Повсеместное иконическое присутствие государя, характерное для XIX века, не тождественно механизмам пресуществления монарха, отличавшим Старый порядок[71]
. Речь больше не идет о том, чтобы, сообщив зримый облик величию государя, обеспечить телесное единение подданных и короля. Изображение государя больше не стремится демонстрировать ни «фантастический образ абсолютного господства»[72], ни «холодное бесстрастие „короля-машины“»[73]. Теперь задача гораздо скромнее: позволить власти, легитимность которой находится под вопросом, «отметиться» в пространстве. Повсеместное присутствие образа государя призвано заставить подданных забыть о непрочности и преходящем характере власти. Изображение короля или императора, которое при всякой смене режима убирают с глаз долой или, реже, уничтожают, делает зримой власть хрупкую, но теоретически неотчуждаемую, и это ощущение призван укрепить официальный герб режима или его эмблемы: лилии, петухи или орлы. Кроме того, повсеместное присутствие портрета короля (или императора) делает зримым усиление полномочий административного государства. Важно, что гражданин в XIX веке физически сталкивается с изображением государя и ловит его взгляд во время своих контактов с государством — когда он учится, голосует, участвует в судебных процессах, платит налоги, тянет жребий, чтобы узнать, призовут ли его армию, а если его призвали, проходит проверку пригодности к военной службе (которая нередко осуществляется в зале заседаний мэрии[74]), дежурит в национальной гвардии и т. д. «Исполнение законов» и «поддержание общественного порядка» совершаются в присутствии государева портрета и под его надзором[75].Итак, хотя постреволюционная власть, проникнутая идеей демократии, становится «пустым местом»[76]

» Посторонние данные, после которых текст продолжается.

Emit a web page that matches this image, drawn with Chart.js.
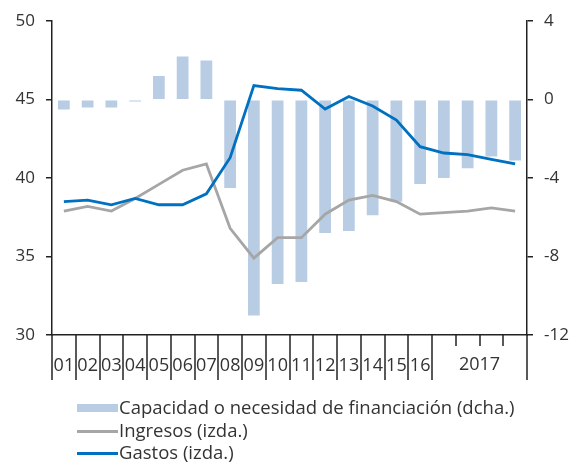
<!DOCTYPE html>
<html>
<head>
<meta charset="utf-8">
<script src="https://cdn.jsdelivr.net/npm/chart.js@4"></script>
<style>
  body { margin: 0; background: #fff; }
  #wrap { position: relative; width: 576px; height: 463px; }
  #legend {
    position: absolute; left: 77px; top: 396px;
    font-family: "Open Sans", sans-serif; font-size: 18.5px; color: #333;
    line-height: 22.5px;
  }
  .row { display: flex; align-items: flex-start; white-space: nowrap; }
  .sw { width: 41px; margin-right: 1px; flex: none; }
</style>
</head>
<body>
<div id="wrap">
  <canvas id="chart" width="576" height="463"></canvas>
  <div id="legend"></div>
</div>
<script>
// years 2001-2020
const years = ['01','02','03','04','05','06','07','08','09','10','11','12','13','14','15','16','17','18','19','20'];
const xTickLabels = ['01','02','03','04','05','06','07','08','09','10','11','12','13','14','15','16','','','',''];
const spanLabel = '2017';

const capacidad = [-0.5, -0.4, -0.4, -0.1, 1.2, 2.2, 2.0, -4.5, -11.0, -9.4, -9.3, -6.8, -6.7, -5.9, -5.2, -4.3, -4.0, -3.5, -2.9, -3.1];
const ingresos = [37.9, 38.2, 37.9, 38.7, 39.6, 40.5, 40.9, 36.8, 34.9, 36.2, 36.2, 37.7, 38.6, 38.9, 38.5, 37.7, 37.8, 37.9, 38.1, 37.9];
const gastos = [38.5, 38.6, 38.3, 38.7, 38.3, 38.3, 39.0, 41.3, 45.9, 45.7, 45.6, 44.4, 45.2, 44.6, 43.7, 42.0, 41.6, 41.5, 41.2, 40.9];

const labelNames = ['Capacidad o necesidad de financiación (dcha.)', 'Ingresos (izda.)', 'Gastos (izda.)'];
const colBar = '#b8cce4', colIng = '#a6a6a6', colGas = '#0070c0';
const axisCol = '#222', textCol = '#333';
const font = { family: '"Open Sans", sans-serif', size: 17 };
const xFont = { family: '"Open Sans", sans-serif', size: 18 };

// x axis tick marks + spanning label
const xTicks = {
  id: 'xTicks',
  afterDraw(chart) {
    const ctx = chart.ctx, x = chart.scales.x, bottom = chart.chartArea.bottom;
    ctx.save();
    ctx.strokeStyle = axisCol;
    ctx.lineWidth = 1.5;
    for (let i = 0; i <= years.length; i++) {
      const px = Math.round(x.getPixelForValue(i - 0.5));
      const longTick = i <= 16 || i === years.length;
      ctx.beginPath();
      ctx.moveTo(px, bottom);
      ctx.lineTo(px, bottom + (longTick ? 45 : 11));
      ctx.stroke();
    }
    ctx.fillStyle = textCol;
    ctx.font = '18px "Open Sans", sans-serif';
    ctx.textAlign = 'center';
    ctx.textBaseline = 'middle';
    ctx.fillText(spanLabel, x.getPixelForValue(17.5), bottom + 30);
    ctx.restore();
  }
};

new Chart(document.getElementById('chart'), {
  data: {
    labels: years,
    datasets: [
      { type: 'line', label: labelNames[2], data: gastos, yAxisID: 'yL', borderColor: colGas, borderWidth: 2.8, pointRadius: 0, tension: 0, order: 0 },
      { type: 'line', label: labelNames[1], data: ingresos, yAxisID: 'yL', borderColor: colIng, borderWidth: 2.8, pointRadius: 0, tension: 0, order: 1 },
      { type: 'bar', label: labelNames[0], data: capacidad, yAxisID: 'yR', backgroundColor: colBar, barPercentage: 0.55, categoryPercentage: 0.9, order: 2 }
    ]
  },
  options: {
    responsive: false,
    animation: false,
    layout: { padding: { top: 20, bottom: 83, left: 0, right: 0 } },
    plugins: { legend: { display: false }, tooltip: { enabled: false } },
    scales: {
      x: {
        grid: { display: false },
        border: { display: true, color: axisCol, width: 1.5 },
        ticks: { autoSkip: false, maxRotation: 0, color: textCol, font: xFont, padding: 12,
          callback: (v, i) => xTickLabels[i] },
        afterFit: s => { s.height = 45; }
      },
      yL: {
        position: 'left', min: 30, max: 50,
        ticks: { stepSize: 5, color: textCol, font: font, padding: 11 },
        grid: { drawOnChartArea: false, tickLength: 6, color: axisCol, lineWidth: 1.5 },
        border: { color: axisCol, width: 1.5 },
        afterFit: s => { s.width = 52; }
      },
      yR: {
        position: 'right', min: -12, max: 4,
        ticks: { stepSize: 4, color: textCol, font: font, padding: 11 },
        grid: { drawOnChartArea: false, tickLength: 6, color: axisCol, lineWidth: 1.5 },
        border: { color: axisCol, width: 1.5 },
        afterFit: s => { s.width = 49; }
      }
    }
  },
  plugins: [xTicks]
});

// legend rows
const legend = document.getElementById('legend');
const swatches = [
  '<span class="sw" style="height:8px;margin-top:8px;background:' + colBar + '"></span>',
  '<span class="sw" style="height:3px;margin-top:11px;background:' + colIng + '"></span>',
  '<span class="sw" style="height:3px;margin-top:11px;background:' + colGas + '"></span>'
];
legend.innerHTML = labelNames.map((n, i) => '<div class="row">' + swatches[i] + '<span>' + n + '</span></div>').join('');
</script>
</body>
</html>
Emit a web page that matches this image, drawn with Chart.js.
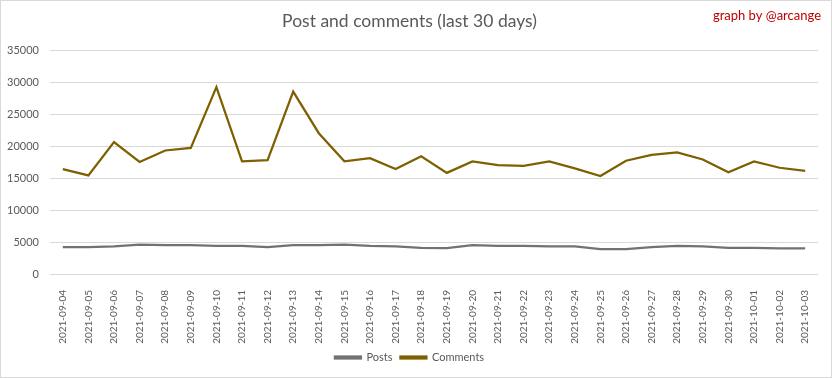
<!DOCTYPE html>
<html>
<head>
<meta charset="utf-8">
<script src="https://cdn.jsdelivr.net/npm/chart.js@4"></script>
<style>
	body { margin: 0; background: #fff; }
	#wrap { width: 832px; height: 378px; box-sizing: border-box; border: 1px solid #d9d9d9; position: relative; }
	#linecanvas { display: block; }
</style>
</head>
<body>
<div id="wrap"><canvas id="linecanvas" width="830" height="376"></canvas></div>
<script>
var days = ["2021-09-04","2021-09-05","2021-09-06","2021-09-07","2021-09-08","2021-09-09","2021-09-10","2021-09-11","2021-09-12","2021-09-13",
	"2021-09-14","2021-09-15","2021-09-16","2021-09-17","2021-09-18","2021-09-19","2021-09-20","2021-09-21","2021-09-22","2021-09-23",
	"2021-09-24","2021-09-25","2021-09-26","2021-09-27","2021-09-28","2021-09-29","2021-09-30","2021-10-01","2021-10-02","2021-10-03"];

var posts = [4200,4200,4300,4600,4500,4500,4400,4400,4200,4500,
	4500,4600,4400,4300,4100,4050,4500,4400,4400,4300,
	4300,3900,3900,4200,4400,4300,4100,4100,4000,4000];

var comments = [16400,15400,20600,17500,19300,19700,29200,17600,17800,28500,
	22000,17600,18100,16400,18400,15800,17600,17000,16900,17600,
	16500,15300,17700,18600,19000,17900,15900,17600,16600,16100];

var yTicks = [0,5000,10000,15000,20000,25000,30000,35000];

var fontName = "Lato, 'Liberation Sans', sans-serif";

// red credit text in the top right corner
var creditPlugin = {
	id: 'credit',
	afterDraw: function(chart) {
		var ctx = chart.ctx;
		ctx.save();
		ctx.font = "13px " + fontName;
		ctx.fillStyle = "#c00000";
		ctx.textAlign = "right";
		ctx.textBaseline = "middle";
		ctx.fillText("graph by @arcange", 820, 15);
		ctx.restore();
	}
};

var chartdata = {
	labels: days,
	datasets: [
		{
			label: "Posts",
			fill: false,
			lineTension: 0,
			borderColor: "#767171",
			backgroundColor: "#767171",
			borderWidth: 2.25,
			pointRadius: 0,
			data: posts
		},
		{
			label: "Comments",
			fill: false,
			lineTension: 0,
			borderColor: "#7f6000",
			backgroundColor: "#7f6000",
			borderWidth: 2.25,
			pointRadius: 0,
			data: comments
		}
	]
};

var ctx = document.getElementById("linecanvas");

var LineGraph = new Chart(ctx, {
	type: 'line',
	data: chartdata,
	plugins: [creditPlugin],
	options: {
		responsive: false,
		animation: false,
		layout: { padding: { left: 0, right: 13, top: 0, bottom: 4 } },
		plugins: {
			title: {
				display: true,
				text: "Post and comments (last 30 days)",
				color: "#595959",
				font: { family: fontName, size: 17.5, weight: 'normal' },
				padding: { top: 10, bottom: 18 }
			},
			legend: {
				position: 'bottom',
				labels: {
					color: "#595959",
					font: { family: fontName, size: 11 },
					boxWidth: 26,
					boxHeight: 2,
					padding: 8
				}
			},
			tooltip: { enabled: false }
		},
		scales: {
			x: {
				offset: true,
				afterFit: function(scale) { scale.height = 70; },
				grid: { display: false },
				border: { display: false },
				ticks: {
					color: "#595959",
					font: { family: fontName, size: 10 },
					minRotation: 90,
					maxRotation: 90,
					autoSkip: false,
					padding: 8
				}
			},
			y: {
				min: 0,
				max: 35000,
				afterFit: function(scale) { scale.width = 49; },
				afterBuildTicks: function(scale) {
					scale.ticks = yTicks.map(function(v) { return { value: v }; });
				},
				grid: { color: "#d9d9d9", lineWidth: 1, drawTicks: false },
				border: { display: false },
				ticks: {
					color: "#595959",
					font: { family: fontName, size: 11 },
					padding: 11,
					callback: function(v) { return String(v); }
				}
			}
		}
	}
});
</script>
</body>
</html>
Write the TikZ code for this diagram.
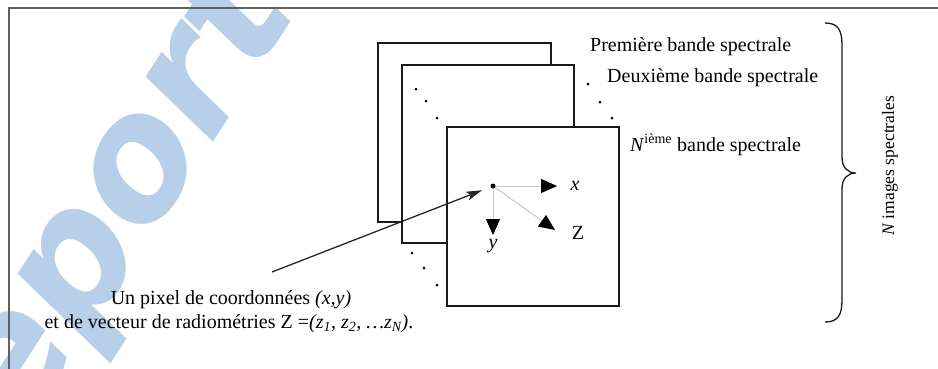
\documentclass[tikz,border=0pt]{standalone}
\usepackage{fontspec}
\setmainfont{Liberation Serif}
\newfontfamily\wmfont{DejaVu Sans}
\usetikzlibrary{arrows.meta}
\definecolor{wm}{RGB}{184,207,233}
\definecolor{framecol}{RGB}{95,95,95}
\definecolor{axiscol}{RGB}{200,200,200}
\begin{document}
\begin{tikzpicture}[x=1pt,y=-1pt,
  txt/.style={font=\fontsize{20}{24}\selectfont, inner sep=0pt},
  band/.style={draw=black!90, line width=1.3pt, fill=white},
  sdot/.style={circle, fill=black, inner sep=0pt, minimum size=3pt},
  axis/.style={draw=axiscol, line width=1pt, -{Triangle[length=16pt,width=14pt,black]}},
  pointer/.style={draw=black!85, line width=1.3pt, -{Stealth[length=16pt,width=9pt,inset=4pt]}},
  bracepath/.style={draw=black!90, line width=1.3pt}]
\useasboundingbox (0,0) rectangle (938,368);
% watermark
\begin{scope}
\clip (0,0) rectangle (938,368);
\node[anchor=base west, rotate=57, text=wm, inner sep=0pt,
      font=\wmfont\bfseries\itshape\fontsize{168}{168}\selectfont] (wmark) at (-46,541) {Report};
\end{scope}
% frame
\draw[framecol, line width=1.6pt] (9,370) -- (9,8) -- (940,8);
% bands
\draw[band] (378,43) rectangle (551,222);
\draw[band] (402,65) rectangle (574,243);
\draw[band] (447,127) rectangle (619,306);
% ellipsis dots
\foreach \p/\n in {{(416,89)}/a1,{(426,101)}/a2,{(437,118)}/a3,
                   {(588,84)}/b1,{(600,102)}/b2,{(612,118)}/b3,
                   {(412,253)}/c1,{(424,268)}/c2,{(437,285)}/c3}
  \node[sdot] (d\n) at \p {};
% pixel and axes
\node[circle, fill=black, inner sep=0pt, minimum size=5pt] (px) at (493,186) {};
\coordinate (tx) at (557,186);
\coordinate (ty) at (493,235);
\coordinate (tz) at (555,230);
\draw[axis] (px) -- (tx);
\draw[axis] (px) -- (ty);
\draw[axis] (px) -- (tz);
\node[txt, font=\fontsize{20}{24}\selectfont\itshape] (lx) at (575,186) {x};
\node[txt, font=\fontsize{20}{24}\selectfont\itshape] (ly) at (493,246) {y};
\node[txt] (lz) at (578,233) {Z};
% band labels
\node[txt, anchor=base west] (l1) at (590,51) {Première bande spectrale};
\node[txt, anchor=base west] (l2) at (607,82) {Deuxième bande spectrale};
\node[txt, anchor=base west] (l3) at (630,151) {\textit{N}\textsuperscript{ième} bande spectrale};
% brace
\draw[bracepath] (825,23) .. controls (838,23) and (842,30) .. (842,45)
  -- (842,157) .. controls (842,168) and (848,173) .. (856,173)
  .. controls (848,173) and (842,178) .. (842,189)
  -- (842,300) .. controls (842,315) and (838,322) .. (825,322);
\node[txt, font=\fontsize{17.5}{20}\selectfont, rotate=90] (nim) at (890,166) {\textit{N} images spectrales};
% pixel description
\node[txt, anchor=base] (p1) at (231,304) {Un pixel de coordonnées \textit{(x,y)}};
\node[txt, anchor=base] (p2) at (229,328) {et de vecteur de radiométries Z =\textit{(z\textsubscript{1}, z\textsubscript{2}, \ldots z\textsubscript{N})}.};
\coordinate (ps) at (272,272);
\draw[pointer, shorten >=9pt] (ps) -- (px);
\end{tikzpicture}
\end{document}
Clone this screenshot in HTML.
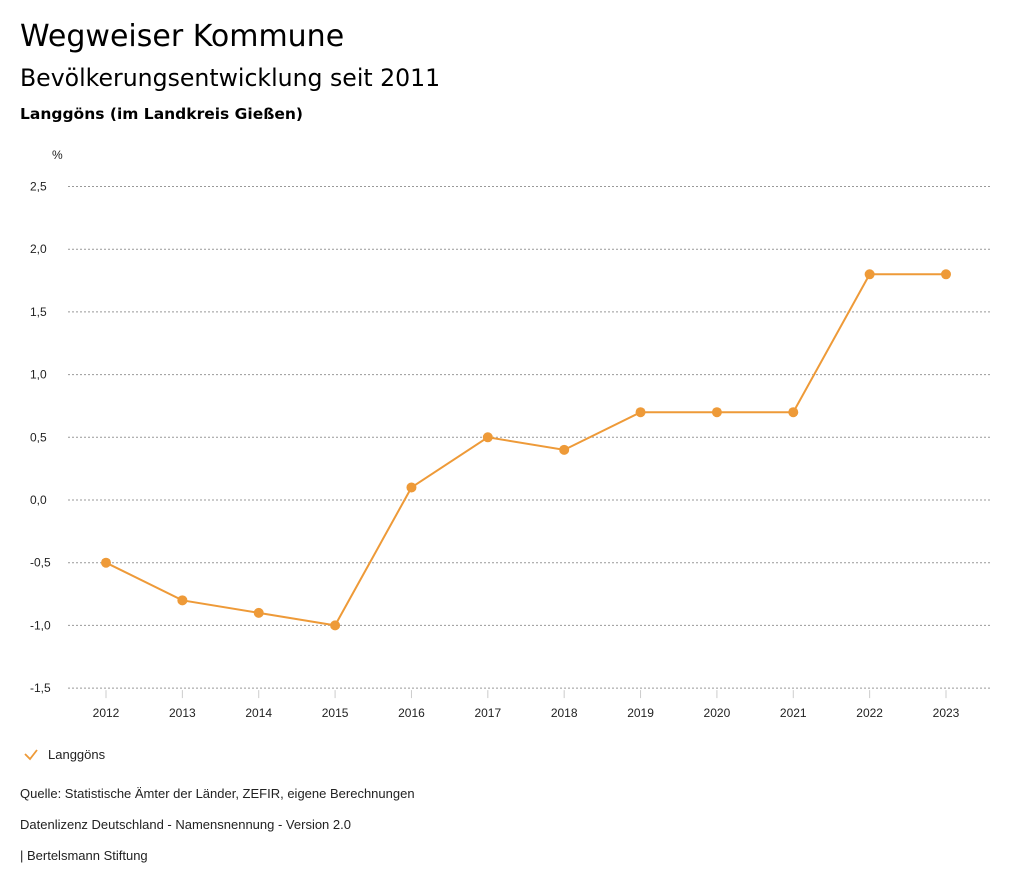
<!DOCTYPE html>
<html><head><meta charset="utf-8"><style>
body{margin:0;background:#fff;font-family:"Liberation Sans",sans-serif;color:#000}
.t1{position:absolute;left:20px;top:19px;font-size:30px;font-family:"DejaVu Sans",sans-serif}
.t2{position:absolute;left:20px;top:64px;font-size:23.6px;font-family:"DejaVu Sans",sans-serif}
.t3{position:absolute;left:20px;top:105px;font-size:15.5px;font-weight:bold;font-family:"DejaVu Sans",sans-serif}
.f{position:absolute;left:20px;font-size:13px;color:#222}
</style></head><body>
<div class="t1">Wegweiser Kommune</div>
<div class="t2">Bevölkerungsentwicklung seit 2011</div>
<div class="t3">Langgöns (im Landkreis Gießen)</div>
<svg id="c" width="1024" height="888" style="position:absolute;left:0;top:0"></svg>
<div class="f" style="top:786px">Quelle: Statistische Ämter der Länder, ZEFIR, eigene Berechnungen</div>
<div class="f" style="top:817px">Datenlizenz Deutschland - Namensnennung - Version 2.0</div>
<div class="f" style="top:848px">| Bertelsmann Stiftung</div>
<script>
const years=["2012","2013","2014","2015","2016","2017","2018","2019","2020","2021","2022","2023"];
const values=[-0.5,-0.8,-0.9,-1.0,0.1,0.5,0.4,0.7,0.7,0.7,1.8,1.8];
const yTicks=[2.5,2.0,1.5,1.0,0.5,0.0,-0.5,-1.0,-1.5];
const NS="http://www.w3.org/2000/svg",svg=document.getElementById('c');
const X=i=>106+i*(946-106)/11, Y=v=>500-v*125.4;
function mk(t,a,p){const e=document.createElementNS(NS,t);for(const k in a)e.setAttribute(k,a[k]);(p||svg).appendChild(e);return e;}
const lbl=mk('text',{x:52,y:159,'font-size':12,fill:'#222'});lbl.textContent='%';


yTicks.forEach(v=>{
 const l=mk('line',{x1:68,x2:990,y1:Y(v),y2:Y(v),stroke:'#999','stroke-dasharray':'2,2','stroke-width':1});
 
 
 const t=mk('text',{x:30,y:Y(v)+4,'font-size':12,fill:'#222'});t.textContent=v.toFixed(1).replace('.',',');
 
 
});
years.forEach((y,i)=>{
 mk('line',{x1:X(i),x2:X(i),y1:Y(-1.5)+2,y2:Y(-1.5)+10,stroke:'#ccc'});
 const t=mk('text',{x:X(i),y:Y(-1.5)+29,'font-size':12,fill:'#222','text-anchor':'middle'});t.textContent=y;
 
 
});
const pl=mk('polyline',{points:values.map((v,i)=>X(i)+','+Y(v)).join(' '),fill:'none',stroke:'#ee9a38','stroke-width':2});


values.forEach((v,i)=>{const c=mk('circle',{cx:X(i),cy:Y(v),r:5,fill:'#ee9a38'});
 
 });
const lg=mk('g',{});


mk('path',{d:'M25 754 L30 759 L37 750',fill:'none',stroke:'#ee9a38','stroke-width':1.8},lg);
const lt=mk('text',{x:48,y:759,'font-size':13,fill:'#222'},lg);lt.textContent='Langgöns';
</script>
</body></html>
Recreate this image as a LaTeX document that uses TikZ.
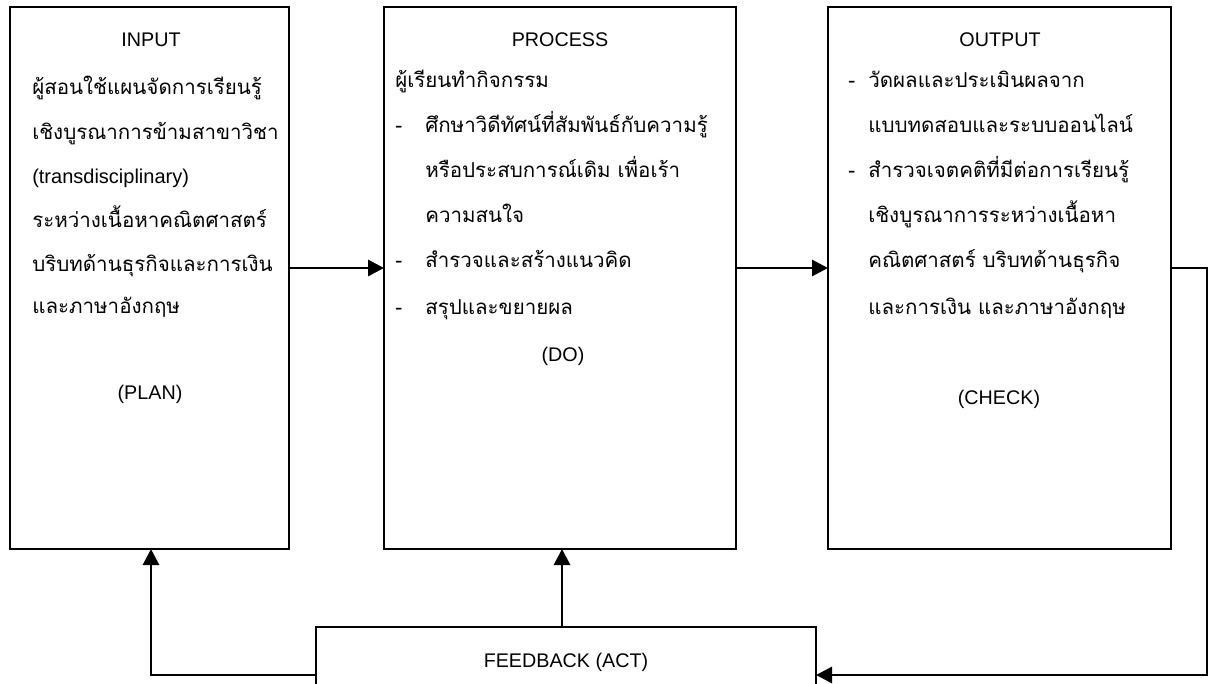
\documentclass[tikz,border=0pt]{standalone}
\usepackage{fontspec}
\usetikzlibrary{arrows.meta}
\newfontfamily\thaifont[Script=Thai]{Loma}
\setmainfont{Liberation Sans}
\tikzset{
  box/.style={draw, line width=1.4pt, rectangle, inner sep=0pt, outer sep=0pt},
  txt/.style={anchor=base west, inner sep=0pt, font=\thaifont\fontsize{15.4pt}{18pt}\selectfont},
  ltx/.style={anchor=base west, inner sep=0pt, font=\fontsize{15pt}{18pt}\selectfont},
  ctr/.style={anchor=base, inner sep=0pt, font=\fontsize{14.8pt}{18pt}\selectfont},
  arr/.style={line width=2.2pt, -{Triangle[length=12pt,width=12pt]}},
}
\begin{document}
\begin{tikzpicture}[x=0.75pt,y=-0.75pt]
\useasboundingbox (0,0) rectangle (1211,684);
\clip (0,0) rectangle (1211,684);
% boxes
\node[box, minimum width=209.25pt, minimum height=406.5pt] (inp) at (149.5,278) {};
\node[box, minimum width=264pt, minimum height=406.5pt] (proc) at (560,278) {};
\node[box, minimum width=257.25pt, minimum height=406.5pt] (out) at (999.5,278) {};
\node[box, minimum width=375pt, minimum height=75pt] (fb) at (566,677) {};
% INPUT text
\node[ctr] (inh) at (151,47) {INPUT};
\node[txt] (i1) at (32,95) {ผู้สอนใช้แผนจัดการเรียนรู้};
\node[txt] (i2) at (32,140) {เชิงบูรณาการข้ามสาขาวิชา};
\node[ltx] (i3) at (32,184) {(transdisciplinary)};
\node[txt] (i4) at (32,228) {ระหว่างเนื้อหาคณิตศาสตร์};
\node[txt] (i5) at (32,272) {บริบทด้านธุรกิจและการเงิน};
\node[txt] (i6) at (32,314) {และภาษาอังกฤษ};
\node[ctr] (inf) at (150,400) {(PLAN)};
% PROCESS text
\node[ctr] (prh) at (560,47) {PROCESS};
\node[txt] (p1) at (395,88) {ผู้เรียนทำกิจกรรม};
\node[txt] (pd1) at (395,133) {-};
\node[txt] (p2) at (425,133) {ศึกษาวิดีทัศน์ที่สัมพันธ์กับความรู้};
\node[txt] (p3) at (425,178) {หรือประสบการณ์เดิม เพื่อเร้า};
\node[txt] (p4) at (425,223) {ความสนใจ};
\node[txt] (pd2) at (395,268) {-};
\node[txt] (p5) at (425,268) {สำรวจและสร้างแนวคิด};
\node[txt] (pd3) at (395,315) {-};
\node[txt] (p6) at (425,315) {สรุปและขยายผล};
\node[ctr] (prf) at (563,362) {(DO)};
% OUTPUT text
\node[ctr] (ouh) at (1000,47) {OUTPUT};
\node[txt] (od1) at (848,88) {-};
\node[txt] (o1) at (868,88) {วัดผลและประเมินผลจาก};
\node[txt] (o2) at (868,133) {แบบทดสอบและระบบออนไลน์};
\node[txt] (od2) at (848,178) {-};
\node[txt] (o3) at (868,178) {สำรวจเจตคติที่มีต่อการเรียนรู้};
\node[txt] (o4) at (868,223) {เชิงบูรณาการระหว่างเนื้อหา};
\node[txt] (o5) at (868,268) {คณิตศาสตร์ บริบทด้านธุรกิจ};
\node[txt] (o6) at (868,315) {และการเงิน และภาษาอังกฤษ};
\node[ctr] (ouf) at (999,405) {(CHECK)};
% FEEDBACK text
\node[ctr] (fbt) at (566,667) {FEEDBACK (ACT)};
% connectors
\coordinate (row) at (0,268);
\coordinate (low) at (0,675);
\coordinate (rx) at (1207,0);
\coordinate (lx) at (151,0);
\coordinate (mx) at (562,0);
\draw[arr] (inp.east |- row) -- (proc.west |- row);
\draw[arr] (proc.east |- row) -- (out.west |- row);
\draw[arr] (out.east |- row) -| (rx |- low) -- (fb.east |- low);
\draw[arr] (fb.west |- low) -| (inp.south -| lx);
\draw[arr] (fb.north -| mx) -- (proc.south -| mx);
\end{tikzpicture}
\end{document}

, государство в отношениях с гражданами по-прежнему нуждается в воплощении. Мишель Фуко полагал, что вместе с Революцией исчезает «теологическое и политическое чудо, олицетворение королевства, материальный храм власти, драгоценная кровь, очаг, источающий сияние могущества, — тело короля. Его место занимает толпа политических фигур»[77]. Это исчезновение (относительное) теолого-политического аспекта не означает, что политические фигуры приравниваются к монарху; речь идет о том, что изображение государя становится мирским воплощением государства. Воплощение перестало быть таинством (впрочем, тут с разными монархами дело обстоит по-разному), однако сам принцип никуда не делся. Именно это делает возможным политическое иконоборчество, хотя мотивы его усложняются: те, кто покушается на изображение государя, могут целить в административное государство или в легитимность режима, в средоточие власти или в ее сакральность.Кроме того, благодаря воспроизводимости изображений во всех возможных формах (скульптура, живопись, литография, фотография) значительно увеличивается доступность портретов государя для обозрения как в публичном, так и в частном пространстве. Как известно, XIX век стал эпохой технической воспроизводимости изображений, а это привело не только к увеличению их числа, но и к их распространению на множестве новых носителей более или менее секулярного характера (литографии, фотографии, иллюстрированная пресса и книги с иллюстрациями), а также, благодаря декалькомании, на самых разных «иконофорах» — предметах, украшенных картинками, как то: печатные ткани, тарелки с сюжетными сценами, табакерки, безделушки и т. д.
Вдобавок процветает старая, но достигшая невиданного прежде размаха практика копирования «официальных» портретов. Она развивается независимо от механического воспроизведения, но порождается сходным желанием привести изображения государя, распространяемые в публичном пространстве, к единообразию. С целого ряда живописных портретов государей, сменявших один другого на французском престоле, было изготовлено огромное число копий для гражданских и военных заведений. Начиная с 1830‐х годов степень официальности портрета начинает, таким образом, измеряться числом его копий[78]
. Практика изготовления копий дает работу целой когорте художников, мало встроенных в государственную систему, например женщинам[79]. Это порождает скептицизм по отношению к королевскому изображению как эстетическому объекту в глазах искушенных ценителей[80]. Впрочем, маловероятно, чтобы обычный зритель, менее чувствительный к эстетическим тонкостям, разделял подобные суждения.